The bank's recent decision to raise capital will adequately equip it to garner more market share in an environment where a large part of the banking system has been rendered weak due to asset quality woes.
Operating performance further improves
HDFC Bank’s Q4 FY18 numbers were as consistent as ever. Net interest income (NII), the difference between interest earned and interest paid, increased 17.7 percent, driven by an expanding loan book that grew at pace much faster than that of the system. Net interest margin (NIM) came in at 4.3 percent.
The lender also witnessed a more-than-decent growth in other income, which rose 22.7 percent YoY. This was underpinned by a rise in fee income from third-party distribution of financial products, processing fees and credit card charges.
Operating leverage improved significantly as the core cost-to-income ratio declined to 40.6 percent from 42.4 percent in the same quarter last year, led by a controlled expansion of the bank's branch network and digital initiatives.
The lender continued to maintain its impeccable asset quality, with gross and net non-performing assets, as a percentage of total loans, coming in at 1.3 percent and 0.4 percent, respectively, as on March 31. Its capital adequacy, at 14.8 percent, remained well above the regulatory requirement of 10.875 percent.

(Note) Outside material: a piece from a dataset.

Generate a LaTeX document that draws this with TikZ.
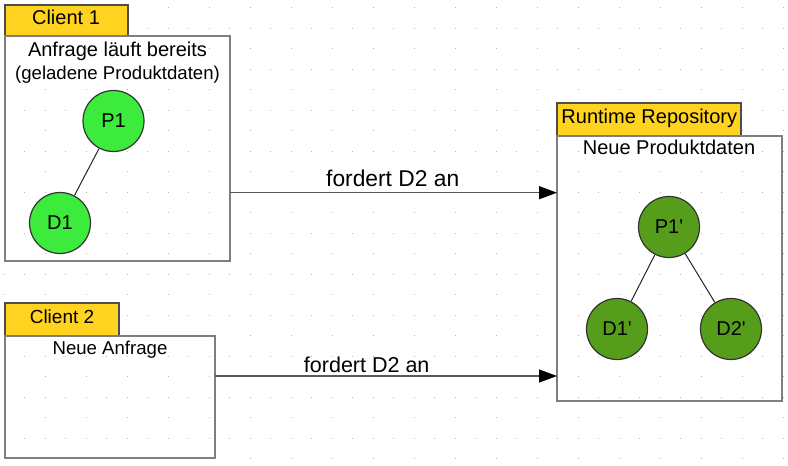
\documentclass[tikz,border=0pt]{standalone}
\usepackage{fontspec}
\setmainfont{Liberation Sans}[Ligatures=TeXOff]
\usetikzlibrary{arrows.meta}
\definecolor{gold}{HTML}{FFD320}
\definecolor{lgreen}{HTML}{3DEB3D}
\definecolor{dgreen}{HTML}{579D1C}
\definecolor{boxgray}{HTML}{7F7F7F}
\definecolor{tabedge}{HTML}{4D4D4D}
\definecolor{dotgray}{HTML}{B8B8B8}
\definecolor{linegray}{HTML}{5A5A5A}
\newcommand{\fsz}[1]{\fontsize{#1}{#1}\selectfont}
\begin{document}
\begin{tikzpicture}[x=1pt,y=-1pt,
  every node/.style={font=\fsz{20}},
  tabbox/.style={draw=tabedge, line width=1.3pt, fill=gold, inner sep=0pt, outer sep=0pt, anchor=north west},
  framebox/.style={draw=boxgray, line width=1.8pt, inner sep=0pt, outer sep=0pt, anchor=north west},
  txt/.style={anchor=base, inner sep=0pt},
  lightnode/.style={circle, draw=black!80, line width=1.2pt, fill=lgreen, minimum size=61pt, inner sep=0pt},
  darknode/.style={circle, draw=black!80, line width=1.2pt, fill=dgreen, minimum size=61pt, inner sep=0pt},
  edge/.style={draw=black!85, line width=1pt},
  arr/.style={draw=linegray, line width=1.4pt, -{Triangle[length=18pt,width=13pt,color=black]}}
]
\useasboundingbox (0,0) rectangle (788,466);
\fill[white] (0,0) rectangle (788,466);
% grid dots
\foreach \m in {0,...,10}{
  \foreach \n in {0,...,38}{
    \fill[dotgray] ({4.3+20.5*\n-0.6},{28.3+41*\m-0.6}) rectangle ++(1.2,1.2);
  }
}
\foreach \n in {0,...,19}{
  \foreach \k in {0,...,22}{
    \fill[dotgray] ({4.3+41*\n-0.6},{7.8+20.5*\k-0.6}) rectangle ++(1.2,1.2);
  }
}
% Client 1
\node[tabbox, minimum width=123pt, minimum height=31pt] (t1) at (5,5) {};
\node[framebox, minimum width=225pt, minimum height=225pt] (c1) at (5,36) {};
\node[txt] (t1l) at (66,24) {Client 1};
\node[txt] (c1a) at (117.5,56.3) {Anfrage läuft bereits};
\node[txt, font=\fsz{18.6}] (c1b) at (117.5,79.7) {(geladene Produktdaten)};
\node[lightnode] (p1) at (113.5,121) {P1};
\node[lightnode] (d1) at (60,223) {D1};
\draw[edge] (p1) -- (d1);
% Client 2
\node[tabbox, minimum width=114pt, minimum height=33pt] (t2) at (5,303) {};
\node[framebox, minimum width=210pt, minimum height=122pt] (c2) at (5,336) {};
\node[txt, font=\fsz{19}] (t2l) at (62,323.3) {Client 2};
\node[txt, font=\fsz{18.6}] (c2a) at (110,354.3) {Neue Anfrage};
% Runtime Repository
\node[tabbox, minimum width=184pt, minimum height=33pt] (tr) at (557,103) {};
\node[framebox, minimum width=225pt, minimum height=265pt] (rr) at (557,136) {};
\node[txt] (trl) at (649.3,123.3) {Runtime Repository};
\node[txt] (rra) at (669,154.3) {Neue Produktdaten};
\node[darknode] (p1s) at (669,227) {P1'};
\node[darknode] (d1s) at (617,329) {D1'};
\node[darknode] (d2s) at (731,329) {D2'};
\draw[edge] (p1s) -- (d1s);
\draw[edge] (p1s) -- (d2s);
% arrows
\coordinate (y1) at (0,192.7);
\coordinate (y2) at (0,376);
\draw[arr] (c1.east |- y1) -- (rr.west |- y1);
\draw[arr] (c2.east |- y2) -- (rr.west |- y2);
\node[txt, font=\fsz{22.8}] (l1) at (392.7,186.7) {fordert D2 an};
\node[txt, font=\fsz{21.5}] (l2) at (366.7,372.3) {fordert D2 an};
\end{tikzpicture}
\end{document}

Balance sheet growth has been robust; size is not a deterrent
HDFC Bank reported total advances of Rs 6.58 lakh crore as on March 31, an increase of 19 percent from the end of the previous fiscal year. Of all its advances, retail loans witnessed a growth of 27 percent on year, while the bank's wholesale loan book, which is made up of its loans to corporates, grew by 9.4 percent.

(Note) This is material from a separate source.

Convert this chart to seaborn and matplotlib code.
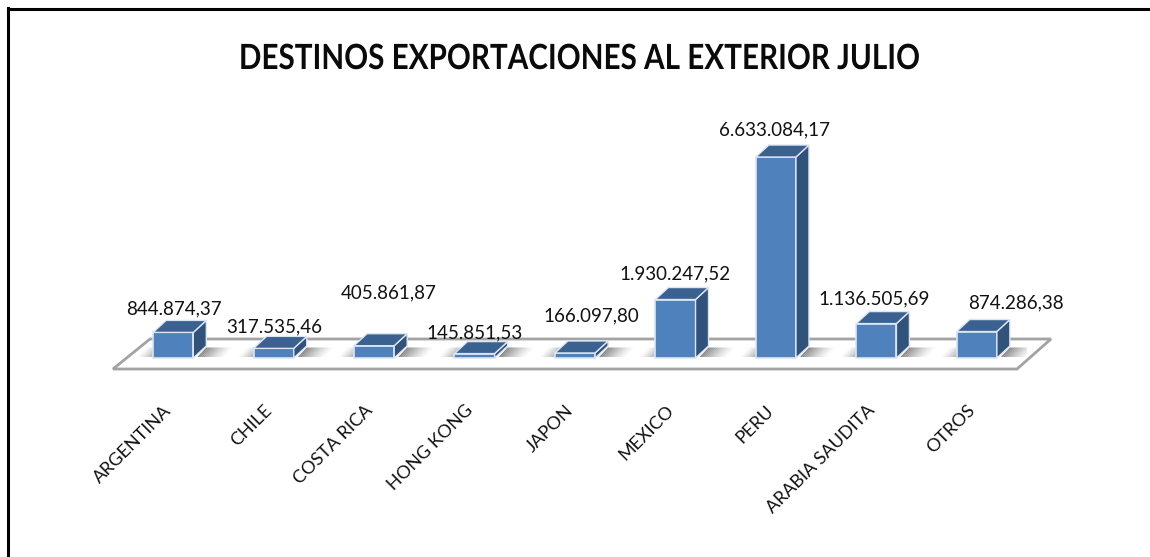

Deposit growth spiked 22.5 percent YoY, thereby easing the lender's loan-to-deposit ratio to 83.5 percent. This is actually quite good when you compare it with the system's average growth of 10.3 percent and 6.7 percent in loan and deposit growth, respectively. More importantly, this also demonstrates the bank’s ability to consistently increase its market share in loans and deposits on a higher base and across credit cycles.

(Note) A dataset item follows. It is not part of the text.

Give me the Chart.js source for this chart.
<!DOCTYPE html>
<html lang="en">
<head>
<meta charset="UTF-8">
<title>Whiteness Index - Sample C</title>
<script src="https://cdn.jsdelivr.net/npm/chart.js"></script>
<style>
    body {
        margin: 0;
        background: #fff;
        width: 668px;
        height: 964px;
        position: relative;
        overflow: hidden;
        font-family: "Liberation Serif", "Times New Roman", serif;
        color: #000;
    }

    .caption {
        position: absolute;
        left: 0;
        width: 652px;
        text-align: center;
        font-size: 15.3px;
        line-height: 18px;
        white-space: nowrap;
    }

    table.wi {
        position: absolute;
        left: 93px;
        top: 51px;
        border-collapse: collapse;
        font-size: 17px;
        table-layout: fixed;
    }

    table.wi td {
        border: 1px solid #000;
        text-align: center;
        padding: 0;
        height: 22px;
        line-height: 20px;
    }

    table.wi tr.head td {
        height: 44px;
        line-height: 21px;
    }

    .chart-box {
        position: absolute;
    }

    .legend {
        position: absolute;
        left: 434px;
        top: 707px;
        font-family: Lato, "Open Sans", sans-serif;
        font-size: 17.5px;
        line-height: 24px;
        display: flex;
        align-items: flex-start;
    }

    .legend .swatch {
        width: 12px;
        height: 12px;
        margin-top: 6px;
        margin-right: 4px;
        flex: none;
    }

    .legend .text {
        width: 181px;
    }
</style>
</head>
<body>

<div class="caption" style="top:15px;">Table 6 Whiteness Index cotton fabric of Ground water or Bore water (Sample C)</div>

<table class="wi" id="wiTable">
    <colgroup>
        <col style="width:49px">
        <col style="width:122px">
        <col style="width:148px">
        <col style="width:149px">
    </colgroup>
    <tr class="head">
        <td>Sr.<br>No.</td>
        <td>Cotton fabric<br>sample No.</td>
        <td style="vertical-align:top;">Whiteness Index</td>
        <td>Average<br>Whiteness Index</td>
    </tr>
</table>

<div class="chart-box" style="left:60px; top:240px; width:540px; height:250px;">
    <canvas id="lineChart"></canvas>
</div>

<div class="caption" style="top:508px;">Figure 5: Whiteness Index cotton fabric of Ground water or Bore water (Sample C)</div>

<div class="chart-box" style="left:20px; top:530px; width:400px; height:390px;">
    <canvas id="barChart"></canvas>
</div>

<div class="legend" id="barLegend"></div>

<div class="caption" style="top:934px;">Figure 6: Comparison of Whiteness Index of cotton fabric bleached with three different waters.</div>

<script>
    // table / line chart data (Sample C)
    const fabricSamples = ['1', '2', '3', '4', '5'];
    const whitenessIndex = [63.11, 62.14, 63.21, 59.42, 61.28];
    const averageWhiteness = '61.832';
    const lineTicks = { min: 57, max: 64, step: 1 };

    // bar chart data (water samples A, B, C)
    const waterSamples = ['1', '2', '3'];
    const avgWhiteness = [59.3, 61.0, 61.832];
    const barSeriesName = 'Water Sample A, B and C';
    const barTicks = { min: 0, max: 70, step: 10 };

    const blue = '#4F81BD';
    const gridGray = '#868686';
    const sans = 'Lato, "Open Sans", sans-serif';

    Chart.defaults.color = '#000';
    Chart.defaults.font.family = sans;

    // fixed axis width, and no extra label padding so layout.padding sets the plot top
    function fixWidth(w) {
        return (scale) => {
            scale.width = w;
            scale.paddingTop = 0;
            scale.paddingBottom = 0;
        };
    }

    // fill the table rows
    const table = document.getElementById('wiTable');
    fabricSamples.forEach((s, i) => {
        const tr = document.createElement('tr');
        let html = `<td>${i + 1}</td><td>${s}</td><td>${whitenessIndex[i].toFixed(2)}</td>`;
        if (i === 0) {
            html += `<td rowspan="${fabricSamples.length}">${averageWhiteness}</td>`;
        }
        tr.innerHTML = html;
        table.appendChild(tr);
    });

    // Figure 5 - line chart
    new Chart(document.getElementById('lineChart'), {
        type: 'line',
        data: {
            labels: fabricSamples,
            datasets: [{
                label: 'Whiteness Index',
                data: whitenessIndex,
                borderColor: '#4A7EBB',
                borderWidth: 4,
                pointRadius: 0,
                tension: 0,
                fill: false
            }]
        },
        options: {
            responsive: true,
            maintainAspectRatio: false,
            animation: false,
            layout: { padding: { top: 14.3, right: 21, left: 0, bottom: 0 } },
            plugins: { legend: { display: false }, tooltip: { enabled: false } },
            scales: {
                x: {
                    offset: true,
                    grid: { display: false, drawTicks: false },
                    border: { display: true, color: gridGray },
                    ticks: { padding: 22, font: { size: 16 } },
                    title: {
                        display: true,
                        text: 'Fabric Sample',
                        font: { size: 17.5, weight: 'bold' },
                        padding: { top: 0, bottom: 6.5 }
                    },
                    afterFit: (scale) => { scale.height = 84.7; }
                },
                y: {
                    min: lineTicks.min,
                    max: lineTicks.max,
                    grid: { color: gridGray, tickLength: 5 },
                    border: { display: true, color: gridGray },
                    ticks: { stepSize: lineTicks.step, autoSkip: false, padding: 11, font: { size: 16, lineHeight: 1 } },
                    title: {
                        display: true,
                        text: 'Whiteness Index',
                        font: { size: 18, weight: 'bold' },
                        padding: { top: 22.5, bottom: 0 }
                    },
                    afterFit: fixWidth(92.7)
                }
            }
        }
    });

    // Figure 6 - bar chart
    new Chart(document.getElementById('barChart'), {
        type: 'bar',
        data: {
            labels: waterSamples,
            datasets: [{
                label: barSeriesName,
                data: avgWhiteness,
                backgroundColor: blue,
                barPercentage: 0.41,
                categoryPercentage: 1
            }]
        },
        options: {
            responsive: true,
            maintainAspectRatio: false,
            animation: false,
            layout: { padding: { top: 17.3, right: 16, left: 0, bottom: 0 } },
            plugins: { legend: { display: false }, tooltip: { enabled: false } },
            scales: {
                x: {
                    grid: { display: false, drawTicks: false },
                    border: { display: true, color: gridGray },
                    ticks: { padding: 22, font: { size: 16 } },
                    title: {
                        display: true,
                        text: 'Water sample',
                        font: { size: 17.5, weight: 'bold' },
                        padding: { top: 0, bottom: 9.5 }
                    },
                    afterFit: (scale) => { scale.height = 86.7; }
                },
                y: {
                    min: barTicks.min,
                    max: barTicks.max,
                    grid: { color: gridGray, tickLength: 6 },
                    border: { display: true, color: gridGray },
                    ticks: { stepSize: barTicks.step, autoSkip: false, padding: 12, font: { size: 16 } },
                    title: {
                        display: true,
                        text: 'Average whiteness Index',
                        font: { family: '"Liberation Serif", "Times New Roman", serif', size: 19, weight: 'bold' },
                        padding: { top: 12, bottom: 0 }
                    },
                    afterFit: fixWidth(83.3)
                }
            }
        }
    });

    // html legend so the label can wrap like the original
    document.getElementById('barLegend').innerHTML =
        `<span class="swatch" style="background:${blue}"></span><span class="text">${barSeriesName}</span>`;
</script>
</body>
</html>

For instance, in FY18, HDFC Bank’s share in the system's incremental deposit and credit growth stood at 20.2 percent and 12.8 percent, respectively. This clearly shows how the bank is gaining market share when competitors are vacating the space because of their weak capital position and their burden of non-performing loans.
Fresh capital will be a catalyst for future growth
In today's market, where public sector banks are saddled with huge non-performing assets and constrained by lack of sufficient capital, we expect HDFC Bank to strengthen its position in corporate lending by gaining market share from public sector banks, while maintaining its leadership position in retail segment.
The lender is is waiting for the government’s approval for its recently- announced plan to raise Rs 24,000 crore of capital, which will aid balance sheet growth and accelerate earnings.
Reasonable valuation and sustainable earnings growth
HDFC Bank is one of the largest wealth-creating stocks on Indian bourses, having grown 127 times in value in the last 20 years (generating 27 percent of compounded annual returns (CAGR)). Given the consistent and steady price performance of the stock, one can't help wondering if investors should look at the stock incrementally now and if it could continue doing well. In our view, the answer is yes.
The stock currently trades at a one year forward P/B ratio (price-to-book) estimate of 3.6, which is in line with its historical range. We have seen small and mid-sized private banks with higher earnings growth getting sharply re-rated and enjoying premium valuations.
As such, the difference between HDFC Bank’s valuation and that of these private banks has narrowed, and the stock seems reasonably priced. The equally strong performance of its subsidiaries, HDB Financial Services and HDFC Securities, also lends some comfort. Overall, we expect HDFC Bank’s considerable moat to aid high and sustainable future earnings growth, notwithstanding its large size. This makes it a must-own stock among Indian equities.